MIAMI (CBS4) - Miami-Dade public school teachers are gearing up for another fight over pay at a time when the district says there is little more it can afford to give. Union bosses for the district's 23,000 teachers declared a contract impasse this week. That means a hearing officer will listen to their arguments, make a recommendation and then leave it to the school board to decide whether there will be raises.

United Teachers of Dade president Karen Aronowitz said, "Our teachers keep coming forward year after year doing the job and yet year after year we are told there is no money for teachers."

Contract schedules show a first year Miami-Dade teacher makes $38,500 annually. A 10 year veteran makes nearly $42,000 and at the top of the scale a teacher on the job for 22 years earns about $68,000 per year. All the years in between are supposed to include annual steps up the pay ladder, small ones at first than bigger ones later in a teacher's career.

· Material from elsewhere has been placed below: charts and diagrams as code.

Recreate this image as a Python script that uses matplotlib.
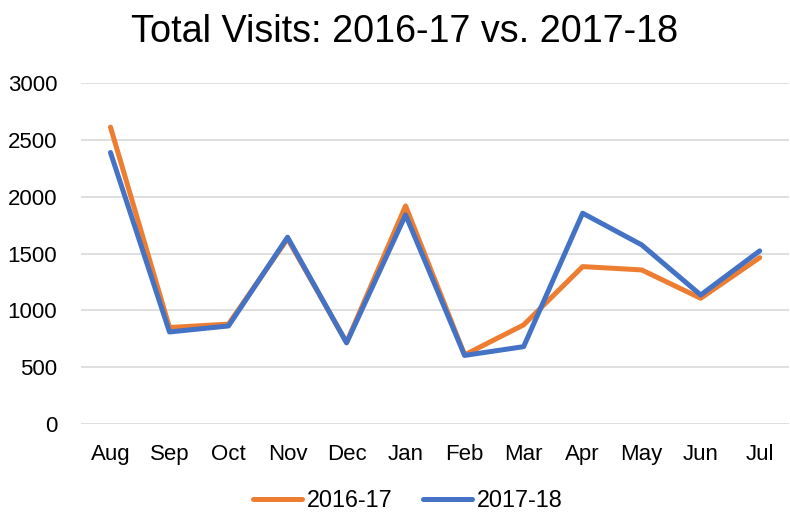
import numpy as np
import matplotlib.pyplot as plt

plt.rcParams['font.family'] = ['Liberation Sans', 'DejaVu Sans']

# Monthly visit counts for the two fiscal years
months = ['Aug', 'Sep', 'Oct', 'Nov', 'Dec', 'Jan', 'Feb', 'Mar', 'Apr', 'May', 'Jun', 'Jul']
visits_2016_17 = [2610, 850, 880, 1630, 720, 1918, 610, 873, 1385, 1356, 1107, 1464]
visits_2017_18 = [2387, 811, 864, 1643, 715, 1839, 605, 682, 1854, 1576, 1136, 1523]

fig = plt.figure(figsize=(7.9, 5.16), dpi=100)
ax = fig.add_axes([0.1025, 0.1777, 0.8965, 0.662])

x = np.arange(len(months))
ax.plot(x, visits_2016_17, color='#ED7D31', lw=3.6, label='2016-17', solid_capstyle='round', solid_joinstyle='round')
ax.plot(x, visits_2017_18, color='#4472C4', lw=3.6, label='2017-18', solid_capstyle='round', solid_joinstyle='round')

ax.set_xlim(-0.5, len(months) - 0.5)
ax.set_ylim(0, 3000)
ax.set_yticks(np.arange(0, 3001, 500))
ax.set_xticks(x)
ax.set_xticklabels(months)
ax.tick_params(axis='both', length=0, labelsize=16, colors='#000000')
ax.tick_params(axis='x', pad=14)
ax.tick_params(axis='y', pad=17)

ax.grid(axis='y', color='#D9D9D9', lw=1.2)
ax.set_axisbelow(True)
for s in ax.spines.values():
    s.set_visible(False)

fig.text(0.5125, 0.938, 'Total Visits: 2016-17 vs. 2017-18', ha='center', va='center', fontsize=27.2)

fig.legend(loc='center', bbox_to_anchor=(0.516, 0.03), ncol=2, frameon=False,
           fontsize=16.8, handlelength=2.1, handletextpad=0.2, columnspacing=1.3)

fig.savefig('out.png', dpi=100)
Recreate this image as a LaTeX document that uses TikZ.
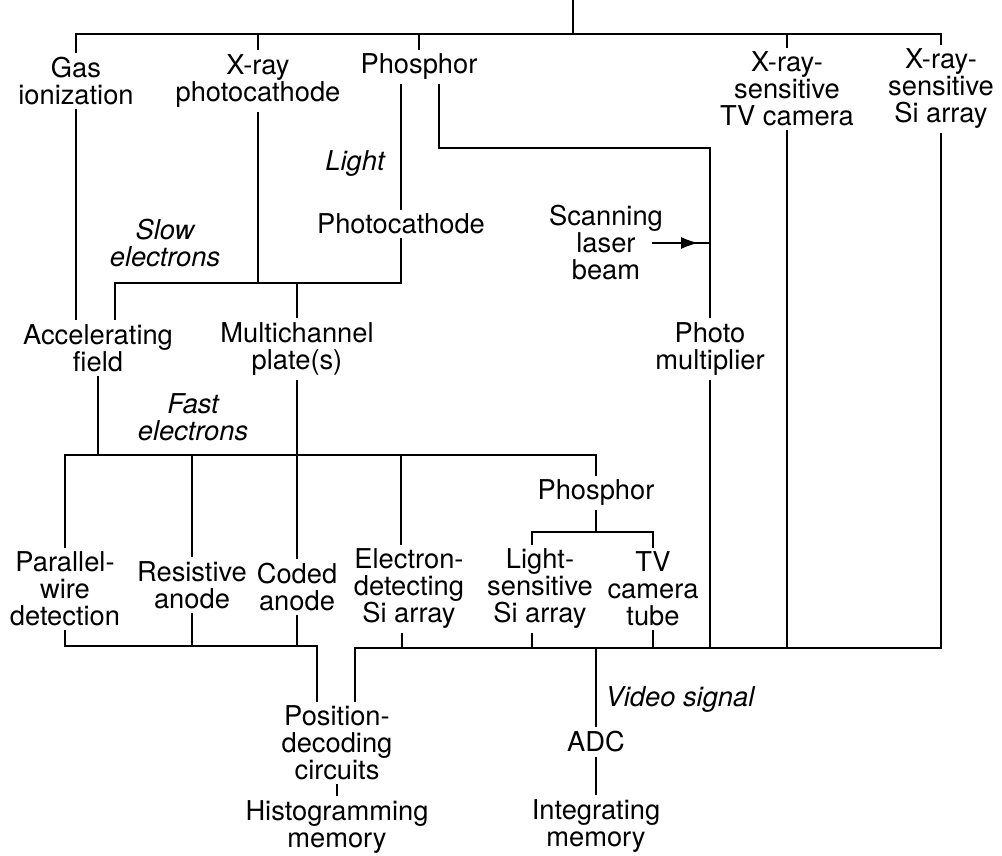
\documentclass[tikz,border=0pt]{standalone}
\usepackage{fontspec}
\setmainfont{TeX Gyre Heros}
\usetikzlibrary{arrows.meta,calc}

\tikzset{
  lbl/.style={align=center, inner sep=4pt, font=\fontsize{27.3}{27}\selectfont},
  flow/.style={lbl, font=\fontsize{27.3}{27}\selectfont\itshape},
  wire/.style={line width=1.2pt},
}

\begin{document}
\begin{tikzpicture}[x=1pt,y=-1pt]
\useasboundingbox (0,0) rectangle (1002,855);

% detectors
\node[lbl] (gas) at (76,81) {Gas\\ionization};
\node[lbl] (xpc) at (258,81) {X-ray\\photocathode};
\node[lbl] (phos) at (419,67) {Phosphor};
\node[lbl] (xtv) at (787,89) {X-ray-\\sensitive\\TV camera};
\node[lbl] (xsi) at (941,89) {X-ray-\\sensitive\\Si array};

\node[flow] (light) at (355,164) {Light};
\node[lbl] (pcath) at (401,224) {Photocathode};
\node[flow] (slow) at (165,243) {Slow\\electrons};
\node[lbl] (laser) at (606,243) {Scanning\\laser\\beam};

\node[lbl] (acc) at (98,348) {Accelerating\\field};
\node[lbl] (mcp) at (297,349) {Multichannel\\plate(s)};
\node[lbl] (pmt) at (710,349) {Photo\\multiplier};

\node[flow] (fast) at (193,417) {Fast\\electrons};
\node[lbl] (phos2) at (596,493) {Phosphor};

\node[lbl] (pwd) at (65,589) {Parallel-\\wire\\detection};
\node[lbl] (ranode) at (192,585) {Resistive\\anode};
\node[lbl] (canode) at (297,587) {Coded\\anode};
\node[lbl] (esi) at (409,589) {Electron-\\detecting\\Si array};
\node[lbl] (lsi) at (540,589) {Light-\\sensitive\\Si array};
\node[lbl] (tvt) at (653,589) {TV\\camera\\tube};

% readout
\node[lbl] (pdc) at (337,743) {Position-\\decoding\\circuits};
\node[flow] (video) at (680,700) {Video signal};
\node[lbl] (adc) at (596,742) {ADC};
\node[lbl] (hist) at (337,827) {Histogramming\\memory};
\node[lbl] (intm) at (596,826) {Integrating\\memory};

% bus levels
\coordinate (root) at (573,0);
\coordinate (tbar) at (573,34);
\coordinate (sbar) at (297,283);
\coordinate (pbend) at (710,148);
\coordinate (fbar) at (297,455);
\coordinate (lbar) at (596,532);
\coordinate (lbot) at (317,646);
\coordinate (rbar) at (596,648);

\draw[wire] (root) -- (tbar);
\draw[wire] (gas.north) |- (tbar) -| (xsi.north);
\draw[wire] (xpc.north) -- (xpc.north |- tbar);
\draw[wire] (phos.north) -- (phos.north |- tbar);
\draw[wire] (xtv.north) -- (xtv.north |- tbar);

\draw[wire] (gas.south) -- (gas.south |- acc.north);
\draw[wire] (phos.south -| pcath) -- (pcath.north);
\draw[wire] ([xshift=20pt]phos.south) |- (pbend) -- (pmt.north);
\draw[wire] ([xshift=17pt]acc.north) |- (pcath.south |- sbar) -- (pcath.south);
\draw[wire] (xpc.south) -- (xpc.south |- sbar);
\draw[wire] (mcp.north) -- (mcp.north |- sbar);

\draw[wire] ($(laser.center)+(46,0)$) -- (laser.center -| pmt);
\draw[wire,-{Latex[length=17pt,width=12pt]}] ($(laser.center)+(46,0)$) -- ($(laser.center)+(92,0)$);

\draw[wire] (pwd.north) |- (phos2.north |- fbar) -- (phos2.north);
\draw[wire] (acc.south) -- (acc.south |- fbar);
\draw[wire] (ranode.north) -- (ranode.north |- fbar);
\draw[wire] ([xshift=-8pt]esi.north) -- ([xshift=-8pt]esi.north |- fbar);
\draw[wire] (mcp.south) -- (canode.north);

\draw[wire] (phos2.south) -- (phos2.south |- lbar);
\draw[wire] ([xshift=-8pt]lsi.north) |- (tvt.north |- lbar) -- (tvt.north);

\draw[wire] (pwd.south) |- (lbot) -- ([xshift=-20pt]pdc.north);
\draw[wire] (ranode.south) -- (ranode.south |- lbot);
\draw[wire] (canode.south) -- (canode.south |- lbot);

\draw[wire] ([xshift=18pt]pdc.north) |- (xsi.south |- rbar) -- (xsi.south);
\draw[wire] ([xshift=-7pt]esi.south) -- ([xshift=-7pt]esi.south |- rbar);
\draw[wire] ([xshift=-8pt]lsi.south) -- ([xshift=-8pt]lsi.south |- rbar);
\draw[wire] (tvt.south) -- (tvt.south |- rbar);
\draw[wire] (pmt.south) -- (pmt.south |- rbar);
\draw[wire] (xtv.south) -- (xtv.south |- rbar);
\draw[wire] (rbar) -- (adc.north);

\draw[wire] (pdc.south) -- (hist.north);
\draw[wire] (adc.south) -- (intm.north);

\end{tikzpicture}
\end{document}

The union argues the step-up in pay—ranging from a few hundred dollars annually to thousands of dollars for long time teaching veterans-- is overdue but administrators say they just can't afford it.

"The teachers are asking for a two-step increase. That would cost the district $109.5 million and that would be a permanent increase," said Miami-Dade public schools spokesman John Schuster.

The school district is already bracing for the end of federal stimulus money. That will cost the district about $125 million next year. There is also talk about the looming state budget deficit—tabbed as high as $3 billion. It all adds up to major budget uncertainty.

Miami-Dade administrators say they best they can do is offer teachers a one time, one-percent bonus. That would amount to several hundred dollars per teacher.

"It would be irresponsible for the school district at this time to take on something (more) that would burden taxpayers in our county," said Schuster.

"The people that work for our schools are taxpayers and what we are saying is that, as part of the budget, we have to be budgeted in and (yet) we are never budgeted in," Aronowitz retorted.

Get ready. It is a story you will hear often next year and it will not be confined to Miami-Dade schoolteachers. The end of federal stimulus dollars combined with still depressed property tax values will leave everybody from school districts to state lawmakers scrambling, and fighting, over every single dollar.